Моника вышла замуж за венгерского историка; когда супруги пытались спастись от режима нацистов, немецкий торпедоносец подорвал корабль, на котором они плыли в Соединенные Штаты. Выжила лишь одна Моника, проведя 20 часов в ледяных водах Атлантического океана. В тот день Томас Манн сделал в своем дневнике запись: «Как печально, такая нежная девочка». И немного ниже, после посещения вечеринки в Голливуде, где собрались все знаменитости шоу-бизнеса: «Невинные забавы, несколько приятных встреч. Я смеялся». И, конечно, он мог смеяться. Писатель, одержимый лишь одной мыслью - избегать любого проявления смерти, постоянно держа в уме запрет на зловещие пророчества, как в своей жизни, так и в своей литературной деятельности.

Смерть звонит в дверь

Его мать - экзотическая бразильянка Юлия, провела последние годы своей вдовьей жизни в странствиях по донацистской Германии, путешествуя из города в город с грузом вины - реальной и вымышленной. Она не хочет жить со своими детьми. Все средства, которые они дают ей, Юлия тратит на переезды из одного пансиона в другой, пока не находит спокойную смерть в маленькой скромной гостинице в Баварии. По обе стороны ее постели сидели и прощались с нею Томас и Генрих: братья пили чай и рассказывали матери о своих детях - ее внуках, а она умирала с ощущением счастья оттого, что оба ее сына разговаривают с ней после стольких лет разногласий.

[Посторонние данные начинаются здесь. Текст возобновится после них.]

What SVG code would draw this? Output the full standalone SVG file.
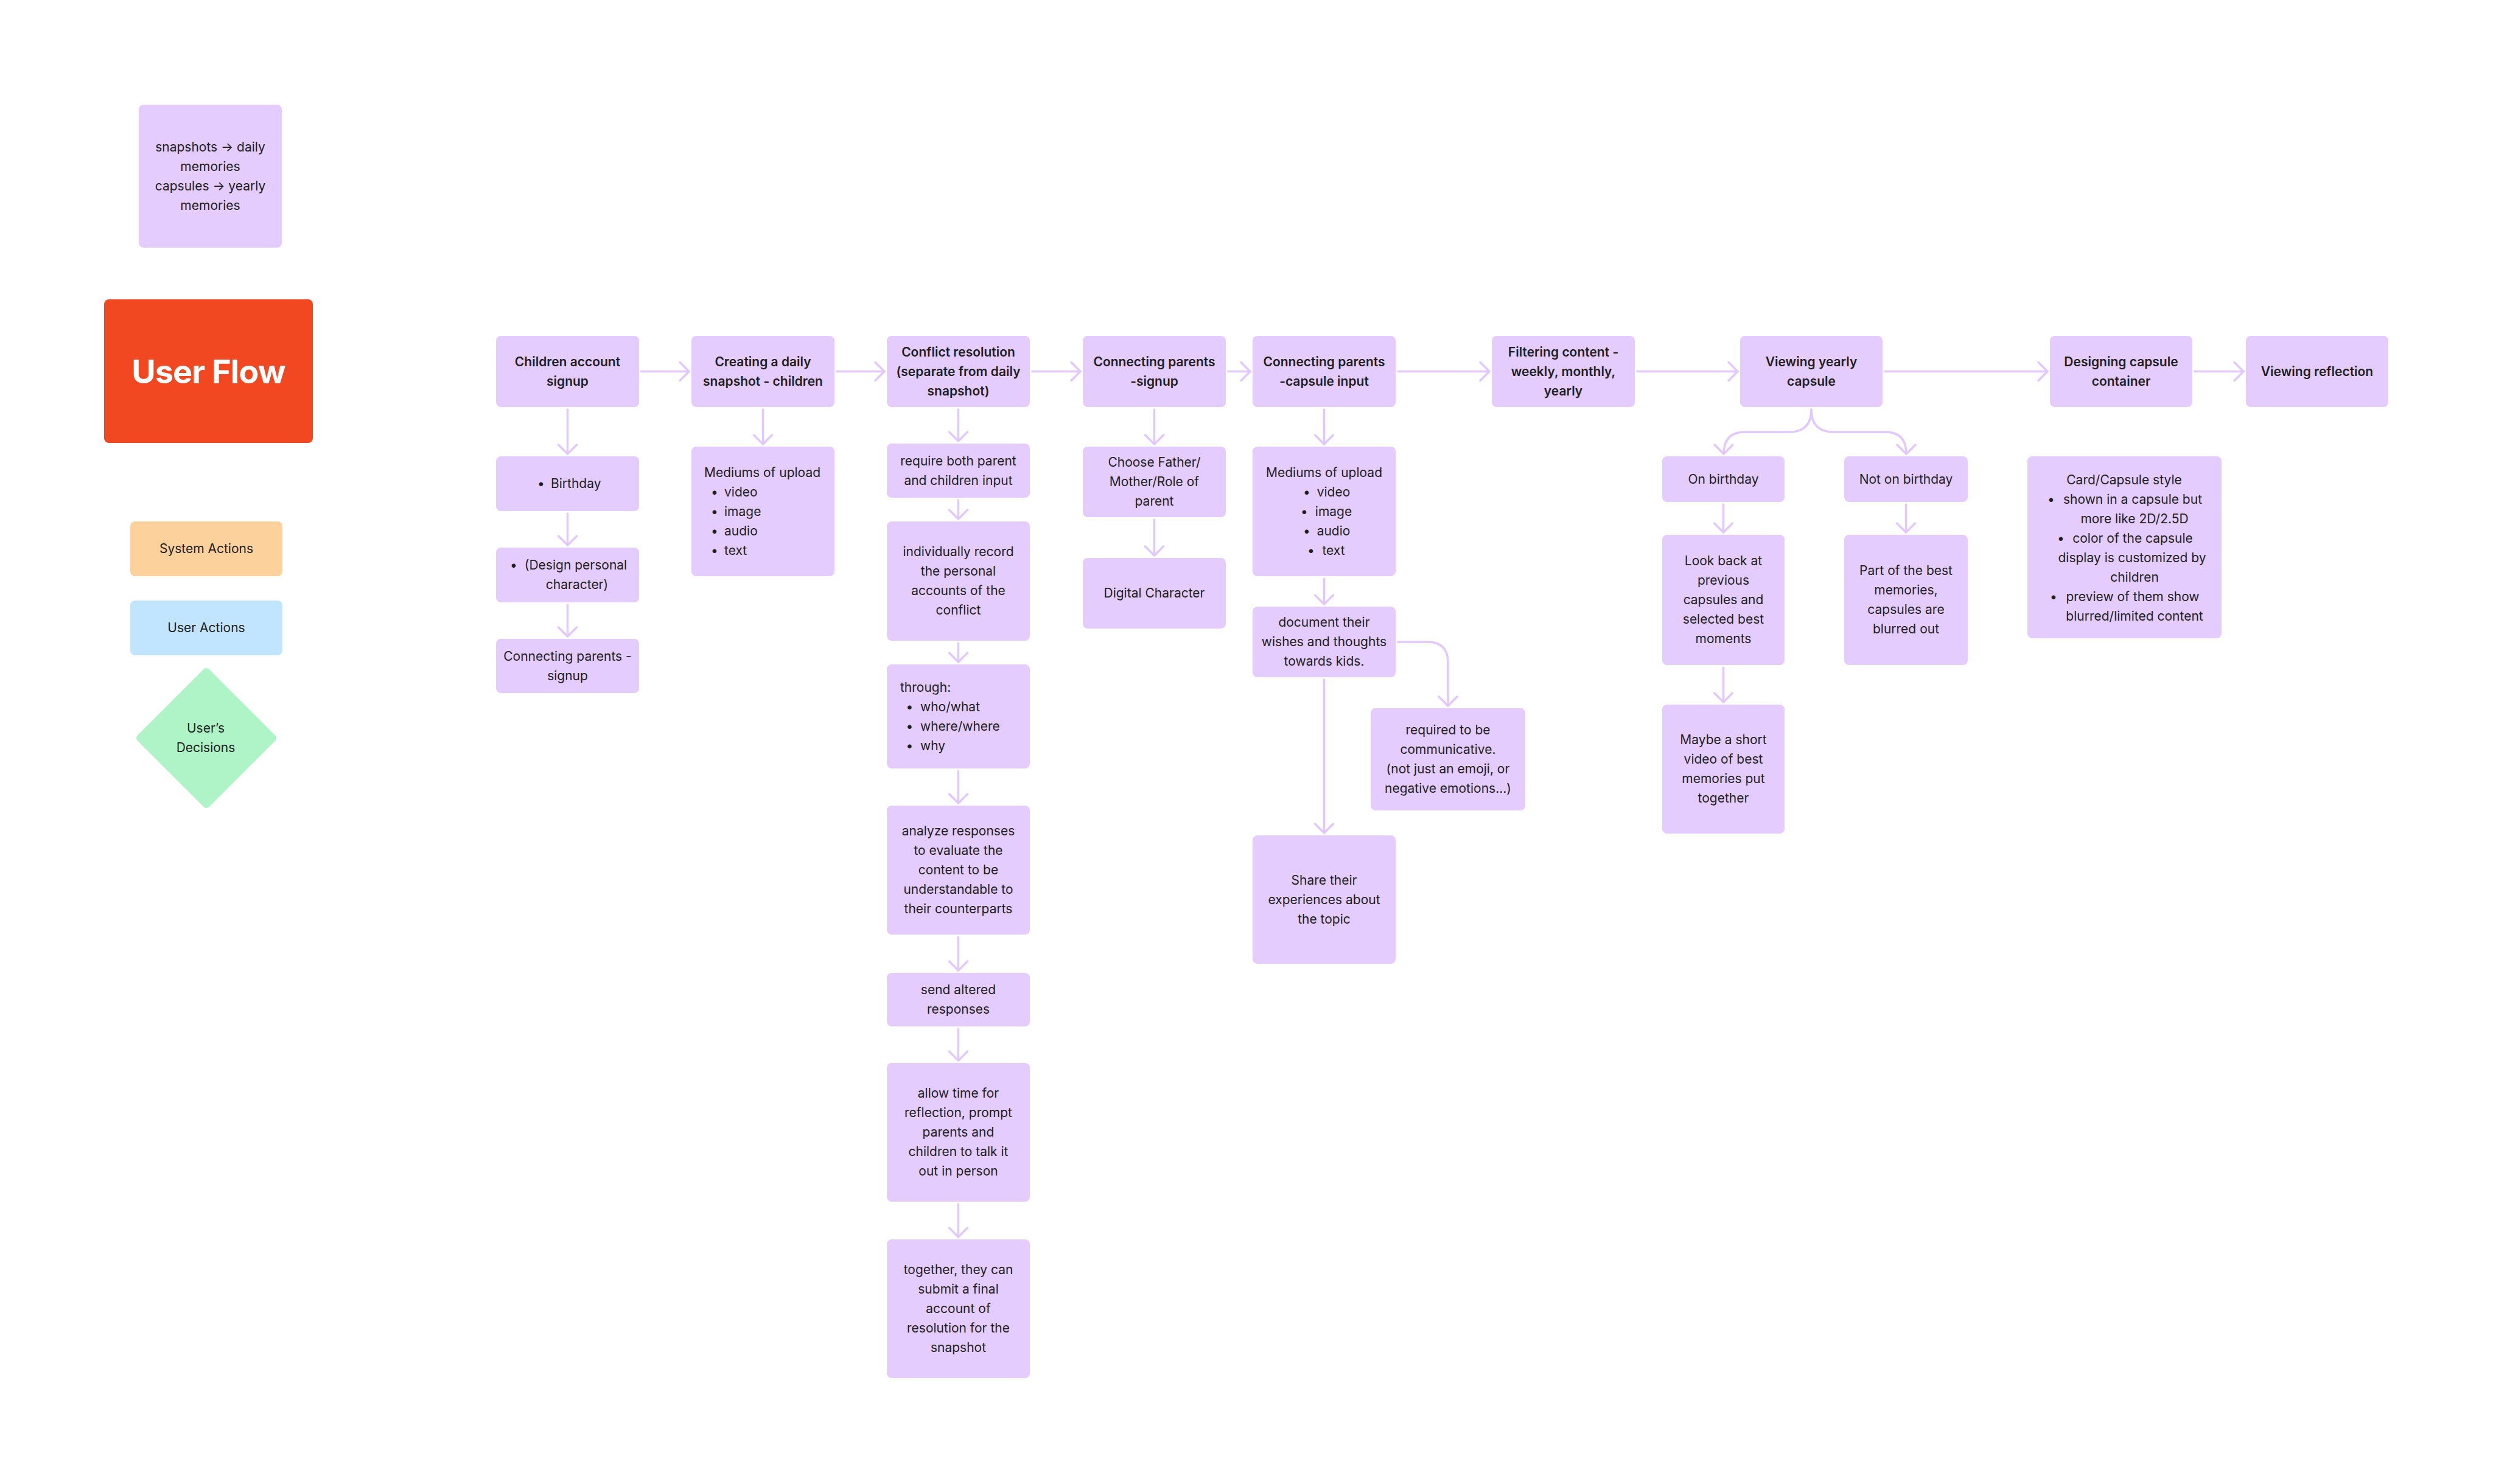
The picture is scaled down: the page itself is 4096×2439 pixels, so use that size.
<svg xmlns="http://www.w3.org/2000/svg" width="4096" height="2439" viewBox="0 0 4096 2439">
<defs>
<style>
.n{fill:#E4CCFF}
.t{font-family:Inter,"Noto Sans","Liberation Sans",sans-serif;font-size:21px;fill:#1E1E1E}
.c{text-anchor:middle}
.b{font-weight:600}
.e{fill:none;stroke:#E1C8FF;stroke-width:3.5;stroke-linecap:round;stroke-linejoin:round}
</style>
<marker id="ah" markerUnits="userSpaceOnUse" markerWidth="40" markerHeight="40" viewBox="-20 -20 40 40" refX="0" refY="0" orient="auto" overflow="visible">
<path d="M-15,-15 L0,0 L-15,15" fill="none" stroke="#E1C8FF" stroke-width="3.5" stroke-linecap="round" stroke-linejoin="round"/>
</marker>
</defs>
<rect width="4096" height="2439" fill="#FFFFFF"/>

<g id="legend">
<g id="note">
<rect class="n" x="228" y="172" width="235" height="235" rx="8"/>
<text class="t c" x="345.5"><tspan x="345.5" y="248.5">snapshots → daily</tspan><tspan x="345.5" y="280.5">memories</tspan><tspan x="345.5" y="312.5">capsules → yearly</tspan><tspan x="345.5" y="344.5">memories</tspan></text>
</g>
<g id="title">
<rect x="171" y="492" width="343" height="236" rx="8" fill="#F24822"/>
<text x="342.5" y="630" text-anchor="middle" font-family="Inter,'Noto Sans','Liberation Sans',sans-serif" font-size="54" font-weight="700" letter-spacing="-1" fill="#FFFFFF">User Flow</text>
</g>
<g id="legend-system">
<rect x="214" y="857" width="250" height="90" rx="8" fill="#FCD19C"/>
<text class="t c" x="339" y="909">System Actions</text>
</g>
<g id="legend-user">
<rect x="214" y="987" width="250" height="90" rx="8" fill="#C2E5FF"/>
<text class="t c" x="339" y="1039">User Actions</text>
</g>
<g id="legend-decision">
<polygon points="339,1104 448,1213 339,1322 230,1213" fill="#AFF4C6" stroke="#AFF4C6" stroke-width="12" stroke-linejoin="round"/>
<text class="t c" x="338"><tspan x="338" y="1204">User’s</tspan><tspan x="338" y="1236">Decisions</tspan></text>
</g>
</g>

<g id="connectors" class="e">
<line x1="1053" y1="610.5" x2="1132" y2="610.5" marker-end="url(#ah)"/>
<line x1="1375" y1="610.5" x2="1453" y2="610.5" marker-end="url(#ah)"/>
<line x1="1696" y1="610.5" x2="1775" y2="610.5" marker-end="url(#ah)"/>
<line x1="2018" y1="610.5" x2="2054" y2="610.5" marker-end="url(#ah)"/>
<line x1="2297" y1="610.5" x2="2447" y2="610.5" marker-end="url(#ah)"/>
<line x1="2690" y1="610.5" x2="2855" y2="610.5" marker-end="url(#ah)"/>
<line x1="3097" y1="610.5" x2="3364" y2="610.5" marker-end="url(#ah)"/>
<line x1="3606" y1="610.5" x2="3686" y2="610.5" marker-end="url(#ah)"/>

<line x1="932.5" y1="673" x2="932.5" y2="746" marker-end="url(#ah)"/>
<line x1="932.5" y1="844" x2="932.5" y2="896" marker-end="url(#ah)"/>
<line x1="932.5" y1="994" x2="932.5" y2="1046" marker-end="url(#ah)"/>
<line x1="1253.5" y1="673" x2="1253.5" y2="730" marker-end="url(#ah)"/>
<line x1="1574.5" y1="673" x2="1574.5" y2="725" marker-end="url(#ah)"/>
<line x1="1574.5" y1="822" x2="1574.5" y2="853" marker-end="url(#ah)"/>
<line x1="1574.5" y1="1057" x2="1574.5" y2="1088" marker-end="url(#ah)"/>
<line x1="1574.5" y1="1267" x2="1574.5" y2="1320" marker-end="url(#ah)"/>
<line x1="1574.5" y1="1540" x2="1574.5" y2="1595" marker-end="url(#ah)"/>
<line x1="1574.5" y1="1691" x2="1574.5" y2="1743" marker-end="url(#ah)"/>
<line x1="1574.5" y1="1979" x2="1574.5" y2="2033" marker-end="url(#ah)"/>
<line x1="1896.5" y1="673" x2="1896.5" y2="730" marker-end="url(#ah)"/>
<line x1="1896.5" y1="854" x2="1896.5" y2="913" marker-end="url(#ah)"/>
<line x1="2175.5" y1="673" x2="2175.5" y2="730" marker-end="url(#ah)"/>
<line x1="2175.5" y1="951" x2="2175.5" y2="993" marker-end="url(#ah)"/>
<line x1="2175.5" y1="1117" x2="2175.5" y2="1369" marker-end="url(#ah)"/>
<path d="M2297,1055 H2345 Q2379,1055 2379,1089 V1160" marker-end="url(#ah)"/>
<path d="M2976,673 Q2976,710 2940,710 H2867 Q2832,710 2832,746" marker-end="url(#ah)"/>
<path d="M2976,673 Q2976,710 3012,710 H3097 Q3132,710 3132,746" marker-end="url(#ah)"/>
<line x1="2831.5" y1="829" x2="2831.5" y2="875" marker-end="url(#ah)"/>
<line x1="2831.5" y1="1097" x2="2831.5" y2="1154" marker-end="url(#ah)"/>
<line x1="3131.5" y1="829" x2="3131.5" y2="875" marker-end="url(#ah)"/>
</g>

<g id="children-signup">
<rect class="n" x="815" y="552" width="235" height="117" rx="8"/>
<text class="t c b"><tspan x="932.5" y="601.5">Children account</tspan><tspan x="932.5" y="633.5">signup</tspan></text>
</g>
<g id="birthday">
<rect class="n" x="815" y="750" width="235" height="90" rx="8"/>
<text class="t c" x="889" y="802">•</text>
<text class="t" x="905" y="802">Birthday</text>
</g>
<g id="design-character">
<rect class="n" x="815" y="900" width="235" height="90" rx="8"/>
<text class="t c" x="844" y="936">•</text>
<text class="t c"><tspan x="946" y="936">(Design personal</tspan><tspan x="948" y="968">character)</tspan></text>
</g>
<g id="connecting-parents-signup-1">
<rect class="n" x="815" y="1050" width="235" height="89" rx="8"/>
<text class="t c"><tspan x="932.5" y="1085.5">Connecting parents -</tspan><tspan x="932.5" y="1117.5">signup</tspan></text>
</g>

<g id="daily-snapshot">
<rect class="n" x="1136" y="552" width="235" height="117" rx="8"/>
<text class="t c b"><tspan x="1253.5" y="601.5">Creating a daily</tspan><tspan x="1253.5" y="633.5">snapshot - children</tspan></text>
</g>
<g id="mediums-1">
<rect class="n" x="1136" y="734" width="235" height="213" rx="8"/>
<text class="t" x="1157" y="783.5">Mediums of upload</text>
<text class="t c"><tspan x="1174" y="815.5">•</tspan><tspan x="1174" y="847.5">•</tspan><tspan x="1174" y="879.5">•</tspan><tspan x="1174" y="911.5">•</tspan></text>
<text class="t"><tspan x="1190" y="815.5">video</tspan><tspan x="1190" y="847.5">image</tspan><tspan x="1190" y="879.5">audio</tspan><tspan x="1190" y="911.5">text</tspan></text>
</g>

<g id="conflict-resolution">
<rect class="n" x="1457" y="552" width="235" height="117" rx="8"/>
<text class="t c b"><tspan x="1574.5" y="585.5">Conflict resolution</tspan><tspan x="1574.5" y="617.5">(separate from daily</tspan><tspan x="1574.5" y="649.5">snapshot)</tspan></text>
</g>
<g id="require-input">
<rect class="n" x="1457" y="729" width="235" height="89" rx="8"/>
<text class="t c"><tspan x="1574.5" y="764.5">require both parent</tspan><tspan x="1574.5" y="796.5">and children input</tspan></text>
</g>
<g id="record-accounts">
<rect class="n" x="1457" y="857" width="235" height="196" rx="8"/>
<text class="t c"><tspan x="1574.5" y="914">individually record</tspan><tspan x="1574.5" y="946">the personal</tspan><tspan x="1574.5" y="978">accounts of the</tspan><tspan x="1574.5" y="1010">conflict</tspan></text>
</g>
<g id="through">
<rect class="n" x="1457" y="1092" width="235" height="171" rx="8"/>
<text class="t" x="1479" y="1136.5">through:</text>
<text class="t c"><tspan x="1494.5" y="1168.5">•</tspan><tspan x="1494.5" y="1200.5">•</tspan><tspan x="1494.5" y="1232.5">•</tspan></text>
<text class="t"><tspan x="1512" y="1168.5">who/what</tspan><tspan x="1512" y="1200.5">where/where</tspan><tspan x="1512" y="1232.5">why</tspan></text>
</g>
<g id="analyze">
<rect class="n" x="1457" y="1324" width="235" height="212" rx="8"/>
<text class="t c"><tspan x="1574.5" y="1373">analyze responses</tspan><tspan x="1574.5" y="1405">to evaluate the</tspan><tspan x="1574.5" y="1437">content to be</tspan><tspan x="1574.5" y="1469">understandable to</tspan><tspan x="1574.5" y="1501">their counterparts</tspan></text>
</g>
<g id="send-altered">
<rect class="n" x="1457" y="1599" width="235" height="88" rx="8"/>
<text class="t c"><tspan x="1574.5" y="1634">send altered</tspan><tspan x="1574.5" y="1666">responses</tspan></text>
</g>
<g id="allow-time">
<rect class="n" x="1457" y="1747" width="235" height="228" rx="8"/>
<text class="t c"><tspan x="1574.5" y="1804">allow time for</tspan><tspan x="1574.5" y="1836">reflection, prompt</tspan><tspan x="1574.5" y="1868">parents and</tspan><tspan x="1574.5" y="1900">children to talk it</tspan><tspan x="1574.5" y="1932">out in person</tspan></text>
</g>
<g id="together">
<rect class="n" x="1457" y="2037" width="235" height="228" rx="8"/>
<text class="t c"><tspan x="1574.5" y="2094">together, they can</tspan><tspan x="1574.5" y="2126">submit a final</tspan><tspan x="1574.5" y="2158">account of</tspan><tspan x="1574.5" y="2190">resolution for the</tspan><tspan x="1574.5" y="2222">snapshot</tspan></text>
</g>

<g id="parents-signup">
<rect class="n" x="1779" y="552" width="235" height="117" rx="8"/>
<text class="t c b"><tspan x="1896.5" y="601.5">Connecting parents</tspan><tspan x="1896.5" y="633.5">-signup</tspan></text>
</g>
<g id="choose-role">
<rect class="n" x="1779" y="734" width="235" height="116" rx="8"/>
<text class="t c"><tspan x="1896.5" y="767">Choose Father/</tspan><tspan x="1896.5" y="799">Mother/Role of</tspan><tspan x="1896.5" y="831">parent</tspan></text>
</g>
<g id="digital-character">
<rect class="n" x="1779" y="917" width="235" height="116" rx="8"/>
<text class="t c" x="1896.5" y="982">Digital Character</text>
</g>

<g id="capsule-input">
<rect class="n" x="2058" y="552" width="235" height="117" rx="8"/>
<text class="t c b"><tspan x="2175.5" y="601.5">Connecting parents</tspan><tspan x="2175.5" y="633.5">-capsule input</tspan></text>
</g>
<g id="mediums-2">
<rect class="n" x="2058" y="734" width="235" height="213" rx="8"/>
<text class="t c" x="2175.5" y="783.5">Mediums of upload</text>
<text class="t c"><tspan x="2147" y="815.5">•</tspan><tspan x="2143" y="847.5">•</tspan><tspan x="2147" y="879.5">•</tspan><tspan x="2154" y="911.5">•</tspan></text>
<text class="t c"><tspan x="2191" y="815.5">video</tspan><tspan x="2191" y="847.5">image</tspan><tspan x="2191" y="879.5">audio</tspan><tspan x="2191" y="911.5">text</tspan></text>
</g>
<g id="document-wishes">
<rect class="n" x="2058" y="997" width="235" height="116" rx="8"/>
<text class="t c"><tspan x="2175.5" y="1030">document their</tspan><tspan x="2175.5" y="1062">wishes and thoughts</tspan><tspan x="2175.5" y="1094">towards kids.</tspan></text>
</g>
<g id="communicative">
<rect class="n" x="2252" y="1164" width="254" height="168" rx="8"/>
<text class="t c"><tspan x="2379" y="1207">required to be</tspan><tspan x="2379" y="1239">communicative.</tspan><tspan x="2379" y="1271">(not just an emoji, or</tspan><tspan x="2379" y="1303">negative emotions...)</tspan></text>
</g>
<g id="share-experiences">
<rect class="n" x="2058" y="1373" width="235" height="211" rx="8"/>
<text class="t c"><tspan x="2175.5" y="1453.5">Share their</tspan><tspan x="2175.5" y="1485.5">experiences about</tspan><tspan x="2175.5" y="1517.5">the topic</tspan></text>
</g>

<g id="filtering">
<rect class="n" x="2451" y="552" width="235" height="117" rx="8"/>
<text class="t c b"><tspan x="2568.5" y="585.5">Filtering content -</tspan><tspan x="2568.5" y="617.5">weekly, monthly,</tspan><tspan x="2568.5" y="649.5">yearly</tspan></text>
</g>

<g id="viewing-yearly">
<rect class="n" x="2859" y="552" width="234" height="117" rx="8"/>
<text class="t c b"><tspan x="2976" y="601.5">Viewing yearly</tspan><tspan x="2976" y="633.5">capsule</tspan></text>
</g>
<g id="on-birthday">
<rect class="n" x="2731" y="750" width="201" height="75" rx="8"/>
<text class="t c" x="2831.5" y="794.5">On birthday</text>
</g>
<g id="not-on-birthday">
<rect class="n" x="3030" y="750" width="203" height="75" rx="8"/>
<text class="t c" x="3131.5" y="794.5">Not on birthday</text>
</g>
<g id="look-back">
<rect class="n" x="2731" y="879" width="201" height="214" rx="8"/>
<text class="t c"><tspan x="2831.5" y="929">Look back at</tspan><tspan x="2831.5" y="961">previous</tspan><tspan x="2831.5" y="993">capsules and</tspan><tspan x="2831.5" y="1025">selected best</tspan><tspan x="2831.5" y="1057">moments</tspan></text>
</g>
<g id="blurred">
<rect class="n" x="3030" y="879" width="203" height="214" rx="8"/>
<text class="t c"><tspan x="3131.5" y="945">Part of the best</tspan><tspan x="3131.5" y="977">memories,</tspan><tspan x="3131.5" y="1009">capsules are</tspan><tspan x="3131.5" y="1041">blurred out</tspan></text>
</g>
<g id="short-video">
<rect class="n" x="2731" y="1158" width="201" height="212" rx="8"/>
<text class="t c"><tspan x="2831.5" y="1223">Maybe a short</tspan><tspan x="2831.5" y="1255">video of best</tspan><tspan x="2831.5" y="1287">memories put</tspan><tspan x="2831.5" y="1319">together</tspan></text>
</g>

<g id="designing-container">
<rect class="n" x="3368" y="552" width="234" height="117" rx="8"/>
<text class="t c b"><tspan x="3485" y="601.5">Designing capsule</tspan><tspan x="3485" y="633.5">container</tspan></text>
</g>
<g id="card-style">
<rect class="n" x="3331" y="750" width="319" height="299" rx="8"/>
<text class="t c" x="3490" y="796">Card/Capsule style</text>
<text class="t c"><tspan x="3370" y="828">•</tspan><tspan x="3386" y="892">•</tspan><tspan x="3374" y="988">•</tspan></text>
<text class="t c"><tspan x="3504" y="828">shown in a capsule but</tspan><tspan x="3507" y="860">more like 2D/2.5D</tspan><tspan x="3504" y="892">color of the capsule</tspan><tspan x="3503" y="924">display is customized by</tspan><tspan x="3507" y="956">children</tspan><tspan x="3504" y="988">preview of them show</tspan><tspan x="3507" y="1020">blurred/limited content</tspan></text>
</g>

<g id="viewing-reflection">
<rect class="n" x="3690" y="552" width="234" height="117" rx="8"/>
<text class="t c b" x="3807" y="617.5">Viewing reflection</text>
</g>
</svg>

Последние годы своей жизни Томас Манн провел в изгнании в Швейцарии, разгоревшаяся к тому времени холодная война казалась ему «борьбой между деньгами и фанатизмом». Писатель предложил «интеллектуалам кончать жизнь самоубийством, возможно так им удастся испугать народ и вывести его из состояния ступора». Наконец, в 1955 году пробил час и самого Томаса Манна. Ему было восемьдесят лет, он прожил долгую жизнь, никогда не отличался крепким здоровьем, имел громкий успех и пережил страшные трагедии, которые, в общем-то, ему никогда и не казались таковыми. Свой слабый организм он пичкал бесконечными чашками крепкого кофе в сопровождении бесчисленного количества сигарет: ни то, ни другое не приносило ему здоровья. Оставленное им наследие огромно, оно наполнило всю западную культуру и в ближайшем будущем именно его книги будут считать той самой гениальной гранью, которая разделяет две формы создания литературного произведения. Но тело самого Манна, усохшее от старости, спокойно поместилось в маленьком гробу. Последняя запись в его дневнике: «Я предпочел бы остаться в неведении и не знать, сколько еще продлится это существование. Медленно появляется свет. Сегодня мне придется встать и провести некоторое время сидя в кресле. Боли в желудке и вся эта тягомотина не проходят».